Find each line holding the word "with" and give the total alone.

#####

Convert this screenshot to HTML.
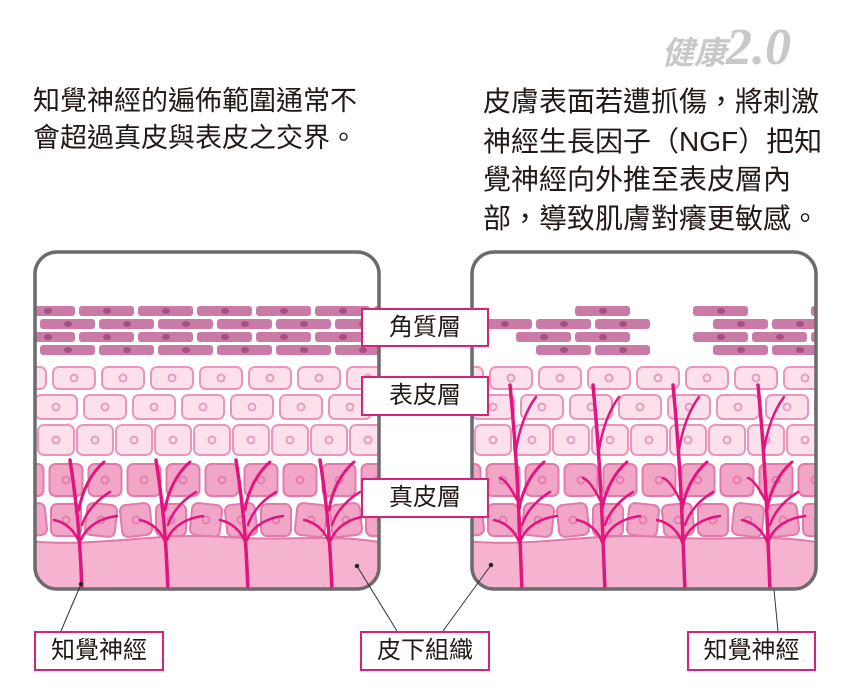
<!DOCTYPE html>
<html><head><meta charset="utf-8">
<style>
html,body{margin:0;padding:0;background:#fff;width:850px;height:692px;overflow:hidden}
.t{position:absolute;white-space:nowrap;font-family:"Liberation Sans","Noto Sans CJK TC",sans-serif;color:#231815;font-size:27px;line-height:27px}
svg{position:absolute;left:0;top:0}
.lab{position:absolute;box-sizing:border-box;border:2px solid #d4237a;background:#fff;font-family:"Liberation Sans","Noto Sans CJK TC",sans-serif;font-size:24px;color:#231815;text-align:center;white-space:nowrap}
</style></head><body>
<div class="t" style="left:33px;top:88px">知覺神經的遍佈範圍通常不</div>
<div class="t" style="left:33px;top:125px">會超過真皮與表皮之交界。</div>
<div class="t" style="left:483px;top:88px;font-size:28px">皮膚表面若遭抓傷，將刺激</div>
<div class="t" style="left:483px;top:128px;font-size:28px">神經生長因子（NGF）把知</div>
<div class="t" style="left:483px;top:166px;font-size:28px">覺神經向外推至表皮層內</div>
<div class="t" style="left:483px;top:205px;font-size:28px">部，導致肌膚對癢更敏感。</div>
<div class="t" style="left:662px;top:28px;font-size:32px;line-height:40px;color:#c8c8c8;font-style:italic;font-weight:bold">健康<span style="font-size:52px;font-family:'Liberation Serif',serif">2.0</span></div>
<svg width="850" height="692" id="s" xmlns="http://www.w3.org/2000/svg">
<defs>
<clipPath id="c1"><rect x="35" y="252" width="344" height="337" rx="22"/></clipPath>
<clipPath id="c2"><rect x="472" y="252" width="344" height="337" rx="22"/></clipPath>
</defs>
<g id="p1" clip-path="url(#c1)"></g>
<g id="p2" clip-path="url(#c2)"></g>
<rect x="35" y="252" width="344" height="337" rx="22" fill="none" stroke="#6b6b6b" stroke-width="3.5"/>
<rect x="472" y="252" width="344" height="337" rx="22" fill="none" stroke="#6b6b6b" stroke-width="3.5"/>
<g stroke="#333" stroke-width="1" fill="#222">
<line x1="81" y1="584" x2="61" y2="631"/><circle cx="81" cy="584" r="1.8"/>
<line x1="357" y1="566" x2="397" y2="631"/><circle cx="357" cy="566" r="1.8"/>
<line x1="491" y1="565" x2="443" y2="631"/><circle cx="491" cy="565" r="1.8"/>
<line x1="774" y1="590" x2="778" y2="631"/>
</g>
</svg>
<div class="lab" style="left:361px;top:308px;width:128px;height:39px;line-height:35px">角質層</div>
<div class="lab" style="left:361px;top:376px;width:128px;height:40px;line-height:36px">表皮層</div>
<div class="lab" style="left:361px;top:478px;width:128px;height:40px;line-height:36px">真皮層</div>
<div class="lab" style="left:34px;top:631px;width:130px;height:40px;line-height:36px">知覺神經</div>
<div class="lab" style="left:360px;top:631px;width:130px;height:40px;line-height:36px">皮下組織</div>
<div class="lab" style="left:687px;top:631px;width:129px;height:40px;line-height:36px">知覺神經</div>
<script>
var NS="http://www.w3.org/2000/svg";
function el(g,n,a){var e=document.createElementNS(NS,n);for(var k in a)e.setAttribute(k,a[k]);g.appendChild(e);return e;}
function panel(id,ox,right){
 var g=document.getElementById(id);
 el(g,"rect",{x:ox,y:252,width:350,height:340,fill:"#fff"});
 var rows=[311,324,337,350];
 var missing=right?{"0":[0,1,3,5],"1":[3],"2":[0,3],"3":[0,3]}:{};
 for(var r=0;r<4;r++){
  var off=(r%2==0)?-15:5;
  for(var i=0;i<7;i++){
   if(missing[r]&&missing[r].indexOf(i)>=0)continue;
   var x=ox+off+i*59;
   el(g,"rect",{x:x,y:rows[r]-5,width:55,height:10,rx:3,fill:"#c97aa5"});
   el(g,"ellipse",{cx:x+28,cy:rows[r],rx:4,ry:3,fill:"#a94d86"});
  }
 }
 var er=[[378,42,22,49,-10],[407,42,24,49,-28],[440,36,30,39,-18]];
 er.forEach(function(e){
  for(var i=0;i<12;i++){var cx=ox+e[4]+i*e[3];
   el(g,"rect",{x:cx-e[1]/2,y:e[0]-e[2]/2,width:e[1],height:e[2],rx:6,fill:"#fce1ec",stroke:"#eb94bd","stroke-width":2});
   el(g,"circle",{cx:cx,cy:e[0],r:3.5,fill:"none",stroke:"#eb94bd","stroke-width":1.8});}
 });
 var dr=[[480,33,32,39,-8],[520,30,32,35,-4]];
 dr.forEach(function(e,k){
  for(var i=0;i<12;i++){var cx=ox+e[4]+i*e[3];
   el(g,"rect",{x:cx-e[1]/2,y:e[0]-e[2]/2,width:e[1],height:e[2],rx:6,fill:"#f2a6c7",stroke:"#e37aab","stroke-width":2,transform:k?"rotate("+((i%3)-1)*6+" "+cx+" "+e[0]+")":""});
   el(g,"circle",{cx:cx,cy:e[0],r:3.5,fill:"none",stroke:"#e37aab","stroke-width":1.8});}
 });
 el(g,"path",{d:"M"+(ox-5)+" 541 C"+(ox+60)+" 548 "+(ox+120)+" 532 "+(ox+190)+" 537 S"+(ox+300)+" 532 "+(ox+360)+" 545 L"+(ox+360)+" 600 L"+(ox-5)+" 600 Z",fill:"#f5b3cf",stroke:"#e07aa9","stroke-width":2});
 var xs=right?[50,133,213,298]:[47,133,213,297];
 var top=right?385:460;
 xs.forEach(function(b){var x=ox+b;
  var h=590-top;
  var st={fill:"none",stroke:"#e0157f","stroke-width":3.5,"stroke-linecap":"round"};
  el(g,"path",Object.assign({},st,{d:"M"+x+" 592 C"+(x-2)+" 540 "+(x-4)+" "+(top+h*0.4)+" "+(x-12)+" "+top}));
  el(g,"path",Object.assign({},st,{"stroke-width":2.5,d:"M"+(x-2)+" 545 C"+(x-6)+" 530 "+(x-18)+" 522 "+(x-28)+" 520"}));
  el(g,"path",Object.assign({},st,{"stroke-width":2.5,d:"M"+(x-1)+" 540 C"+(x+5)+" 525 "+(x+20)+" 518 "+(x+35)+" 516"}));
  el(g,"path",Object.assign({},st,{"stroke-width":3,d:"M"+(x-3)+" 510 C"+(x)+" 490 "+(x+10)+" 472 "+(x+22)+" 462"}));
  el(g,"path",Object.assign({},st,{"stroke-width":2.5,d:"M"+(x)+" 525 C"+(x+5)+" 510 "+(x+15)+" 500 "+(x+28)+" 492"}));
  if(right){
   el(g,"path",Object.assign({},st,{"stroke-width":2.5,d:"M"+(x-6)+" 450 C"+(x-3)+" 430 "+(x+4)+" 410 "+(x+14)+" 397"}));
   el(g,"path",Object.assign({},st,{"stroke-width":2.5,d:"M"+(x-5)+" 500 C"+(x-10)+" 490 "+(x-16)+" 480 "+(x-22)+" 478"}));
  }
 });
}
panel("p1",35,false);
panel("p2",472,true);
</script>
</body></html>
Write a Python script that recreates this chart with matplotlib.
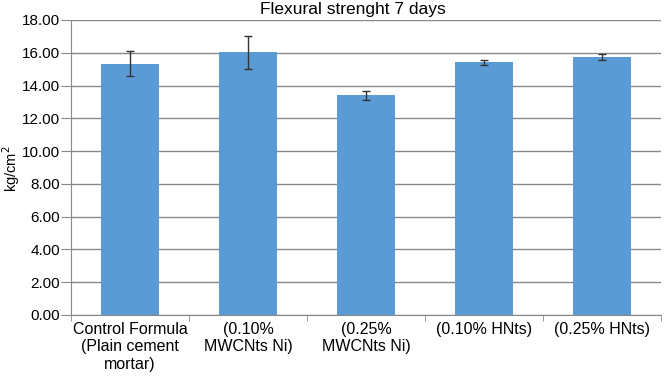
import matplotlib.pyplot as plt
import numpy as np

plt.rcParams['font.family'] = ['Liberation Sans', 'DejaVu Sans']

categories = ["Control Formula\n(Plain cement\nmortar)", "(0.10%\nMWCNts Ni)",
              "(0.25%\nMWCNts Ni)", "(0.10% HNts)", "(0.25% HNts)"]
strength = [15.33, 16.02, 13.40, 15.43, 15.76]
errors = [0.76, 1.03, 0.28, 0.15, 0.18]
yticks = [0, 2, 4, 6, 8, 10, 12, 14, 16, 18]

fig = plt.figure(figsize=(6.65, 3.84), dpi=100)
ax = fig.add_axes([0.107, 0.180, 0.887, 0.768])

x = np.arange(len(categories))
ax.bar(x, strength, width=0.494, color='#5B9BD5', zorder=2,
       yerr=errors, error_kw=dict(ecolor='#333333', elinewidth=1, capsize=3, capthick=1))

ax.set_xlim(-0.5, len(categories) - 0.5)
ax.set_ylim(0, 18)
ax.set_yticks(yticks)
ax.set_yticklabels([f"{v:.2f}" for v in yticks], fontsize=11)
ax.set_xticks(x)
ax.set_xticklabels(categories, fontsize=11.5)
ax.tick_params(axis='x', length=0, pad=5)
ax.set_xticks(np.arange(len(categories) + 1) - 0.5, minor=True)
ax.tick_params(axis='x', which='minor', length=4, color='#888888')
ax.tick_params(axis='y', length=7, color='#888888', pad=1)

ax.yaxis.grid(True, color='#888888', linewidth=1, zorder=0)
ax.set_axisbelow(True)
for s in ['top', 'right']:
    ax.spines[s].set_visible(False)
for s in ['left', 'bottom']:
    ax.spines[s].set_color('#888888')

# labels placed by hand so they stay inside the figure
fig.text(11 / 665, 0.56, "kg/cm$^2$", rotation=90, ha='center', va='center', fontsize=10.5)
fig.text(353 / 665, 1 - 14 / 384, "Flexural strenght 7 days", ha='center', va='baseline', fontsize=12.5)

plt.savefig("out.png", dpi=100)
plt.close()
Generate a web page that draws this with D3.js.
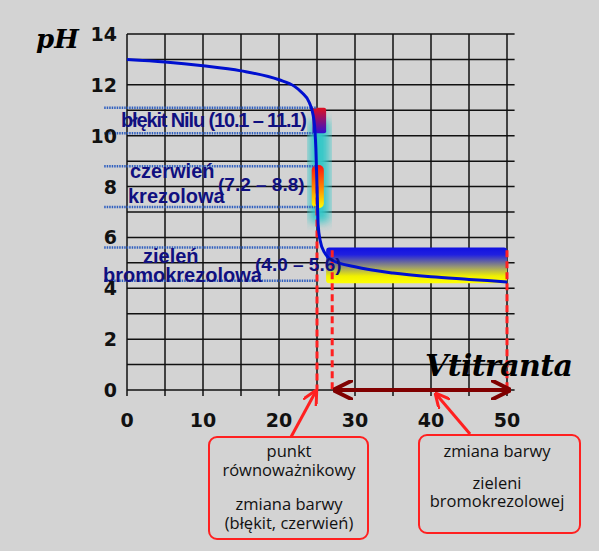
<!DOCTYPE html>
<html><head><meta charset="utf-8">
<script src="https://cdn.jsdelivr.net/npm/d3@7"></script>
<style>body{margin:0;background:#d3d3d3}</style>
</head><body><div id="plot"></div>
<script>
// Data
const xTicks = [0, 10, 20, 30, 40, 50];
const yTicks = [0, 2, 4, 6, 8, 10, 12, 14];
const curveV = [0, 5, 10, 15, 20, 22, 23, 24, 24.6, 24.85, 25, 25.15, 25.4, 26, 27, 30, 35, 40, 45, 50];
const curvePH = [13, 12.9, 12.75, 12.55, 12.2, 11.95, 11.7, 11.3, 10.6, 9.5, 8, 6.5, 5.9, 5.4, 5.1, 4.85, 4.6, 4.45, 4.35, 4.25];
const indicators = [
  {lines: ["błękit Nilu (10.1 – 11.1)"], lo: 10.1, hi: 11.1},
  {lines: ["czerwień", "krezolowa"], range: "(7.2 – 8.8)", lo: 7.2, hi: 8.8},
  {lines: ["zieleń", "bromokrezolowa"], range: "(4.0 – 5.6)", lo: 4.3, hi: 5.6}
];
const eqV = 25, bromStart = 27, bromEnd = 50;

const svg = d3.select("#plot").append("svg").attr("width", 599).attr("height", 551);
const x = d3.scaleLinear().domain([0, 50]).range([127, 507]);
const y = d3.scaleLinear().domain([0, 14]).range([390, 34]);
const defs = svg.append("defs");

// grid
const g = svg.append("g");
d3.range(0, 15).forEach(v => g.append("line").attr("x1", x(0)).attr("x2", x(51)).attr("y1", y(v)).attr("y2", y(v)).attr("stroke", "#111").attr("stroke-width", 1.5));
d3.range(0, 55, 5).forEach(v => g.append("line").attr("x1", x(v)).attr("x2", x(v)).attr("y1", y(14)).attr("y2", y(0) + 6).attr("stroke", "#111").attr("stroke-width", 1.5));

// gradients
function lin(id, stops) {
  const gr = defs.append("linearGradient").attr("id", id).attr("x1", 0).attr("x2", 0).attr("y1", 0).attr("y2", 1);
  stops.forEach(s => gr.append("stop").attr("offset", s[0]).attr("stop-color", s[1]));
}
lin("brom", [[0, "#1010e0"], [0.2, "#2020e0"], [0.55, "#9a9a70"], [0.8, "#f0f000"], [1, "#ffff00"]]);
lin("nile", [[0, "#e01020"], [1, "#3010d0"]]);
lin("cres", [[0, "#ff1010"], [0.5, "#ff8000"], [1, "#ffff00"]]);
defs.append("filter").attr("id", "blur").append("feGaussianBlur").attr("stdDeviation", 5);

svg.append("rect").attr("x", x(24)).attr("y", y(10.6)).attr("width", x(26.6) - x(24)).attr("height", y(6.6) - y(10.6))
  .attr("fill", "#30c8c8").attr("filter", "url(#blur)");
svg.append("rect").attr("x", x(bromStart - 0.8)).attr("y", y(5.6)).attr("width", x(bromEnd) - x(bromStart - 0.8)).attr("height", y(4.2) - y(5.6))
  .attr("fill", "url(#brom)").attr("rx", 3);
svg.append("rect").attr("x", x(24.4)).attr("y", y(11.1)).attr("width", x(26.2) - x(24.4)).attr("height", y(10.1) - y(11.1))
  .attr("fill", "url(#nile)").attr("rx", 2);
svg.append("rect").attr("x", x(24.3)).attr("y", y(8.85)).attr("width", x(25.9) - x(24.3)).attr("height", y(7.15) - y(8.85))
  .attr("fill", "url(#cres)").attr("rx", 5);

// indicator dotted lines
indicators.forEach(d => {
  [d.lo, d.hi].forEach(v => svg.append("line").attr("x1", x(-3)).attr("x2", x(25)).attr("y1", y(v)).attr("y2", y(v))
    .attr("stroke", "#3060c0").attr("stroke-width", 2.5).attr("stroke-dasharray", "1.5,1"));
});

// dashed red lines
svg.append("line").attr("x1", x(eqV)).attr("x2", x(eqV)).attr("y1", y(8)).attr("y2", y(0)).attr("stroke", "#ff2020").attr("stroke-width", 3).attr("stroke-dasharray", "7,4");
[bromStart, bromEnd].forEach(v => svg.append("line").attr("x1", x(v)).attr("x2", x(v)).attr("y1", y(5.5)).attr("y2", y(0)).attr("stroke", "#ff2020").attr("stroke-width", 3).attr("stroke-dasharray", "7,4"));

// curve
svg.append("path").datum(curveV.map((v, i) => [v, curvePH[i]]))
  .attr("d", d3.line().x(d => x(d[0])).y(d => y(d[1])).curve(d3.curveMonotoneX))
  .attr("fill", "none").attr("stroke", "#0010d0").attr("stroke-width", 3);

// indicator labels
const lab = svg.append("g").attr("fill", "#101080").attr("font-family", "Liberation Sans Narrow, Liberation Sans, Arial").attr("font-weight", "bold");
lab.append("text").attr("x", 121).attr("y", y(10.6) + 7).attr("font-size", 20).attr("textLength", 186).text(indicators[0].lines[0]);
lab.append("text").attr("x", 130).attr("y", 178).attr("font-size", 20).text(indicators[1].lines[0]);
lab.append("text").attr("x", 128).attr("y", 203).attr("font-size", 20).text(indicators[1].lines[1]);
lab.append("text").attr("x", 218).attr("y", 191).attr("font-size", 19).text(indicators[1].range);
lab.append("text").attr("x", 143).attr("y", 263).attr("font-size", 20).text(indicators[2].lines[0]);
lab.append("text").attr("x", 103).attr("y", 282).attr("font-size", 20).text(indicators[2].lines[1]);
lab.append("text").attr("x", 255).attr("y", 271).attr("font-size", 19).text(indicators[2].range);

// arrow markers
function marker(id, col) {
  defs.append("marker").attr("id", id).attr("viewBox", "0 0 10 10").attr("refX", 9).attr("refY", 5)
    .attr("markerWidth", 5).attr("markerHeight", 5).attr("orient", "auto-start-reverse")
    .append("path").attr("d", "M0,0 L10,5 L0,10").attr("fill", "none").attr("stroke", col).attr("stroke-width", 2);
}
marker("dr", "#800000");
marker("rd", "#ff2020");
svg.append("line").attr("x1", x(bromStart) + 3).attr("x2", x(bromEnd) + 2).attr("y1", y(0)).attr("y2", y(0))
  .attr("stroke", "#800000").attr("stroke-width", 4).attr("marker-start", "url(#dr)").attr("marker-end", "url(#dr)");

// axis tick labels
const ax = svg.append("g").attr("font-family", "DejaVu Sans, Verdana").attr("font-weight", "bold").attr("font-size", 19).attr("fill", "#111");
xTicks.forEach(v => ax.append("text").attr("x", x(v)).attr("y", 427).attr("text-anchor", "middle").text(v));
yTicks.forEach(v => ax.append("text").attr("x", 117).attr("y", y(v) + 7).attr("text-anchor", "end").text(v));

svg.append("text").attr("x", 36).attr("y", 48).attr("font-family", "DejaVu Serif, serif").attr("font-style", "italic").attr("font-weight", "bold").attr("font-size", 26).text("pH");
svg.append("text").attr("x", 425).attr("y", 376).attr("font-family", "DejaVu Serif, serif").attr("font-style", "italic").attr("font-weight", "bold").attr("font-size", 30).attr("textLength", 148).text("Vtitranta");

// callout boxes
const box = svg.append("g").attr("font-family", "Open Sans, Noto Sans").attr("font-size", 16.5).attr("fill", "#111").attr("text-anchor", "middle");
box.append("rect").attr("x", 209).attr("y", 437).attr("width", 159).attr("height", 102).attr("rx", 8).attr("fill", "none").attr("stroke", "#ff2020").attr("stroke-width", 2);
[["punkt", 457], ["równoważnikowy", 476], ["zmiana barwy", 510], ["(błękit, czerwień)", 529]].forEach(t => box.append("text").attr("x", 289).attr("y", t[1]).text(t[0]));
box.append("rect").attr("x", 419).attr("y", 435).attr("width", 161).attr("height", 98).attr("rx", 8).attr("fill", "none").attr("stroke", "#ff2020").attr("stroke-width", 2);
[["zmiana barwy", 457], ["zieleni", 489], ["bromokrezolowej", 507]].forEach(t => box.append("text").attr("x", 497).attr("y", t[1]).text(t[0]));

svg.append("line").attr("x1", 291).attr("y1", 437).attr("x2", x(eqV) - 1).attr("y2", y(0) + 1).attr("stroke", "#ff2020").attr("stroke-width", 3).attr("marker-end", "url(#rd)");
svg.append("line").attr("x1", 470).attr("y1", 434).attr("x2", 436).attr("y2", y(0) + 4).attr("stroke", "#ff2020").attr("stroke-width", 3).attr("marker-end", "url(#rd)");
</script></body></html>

#####

IN RESPONSE
2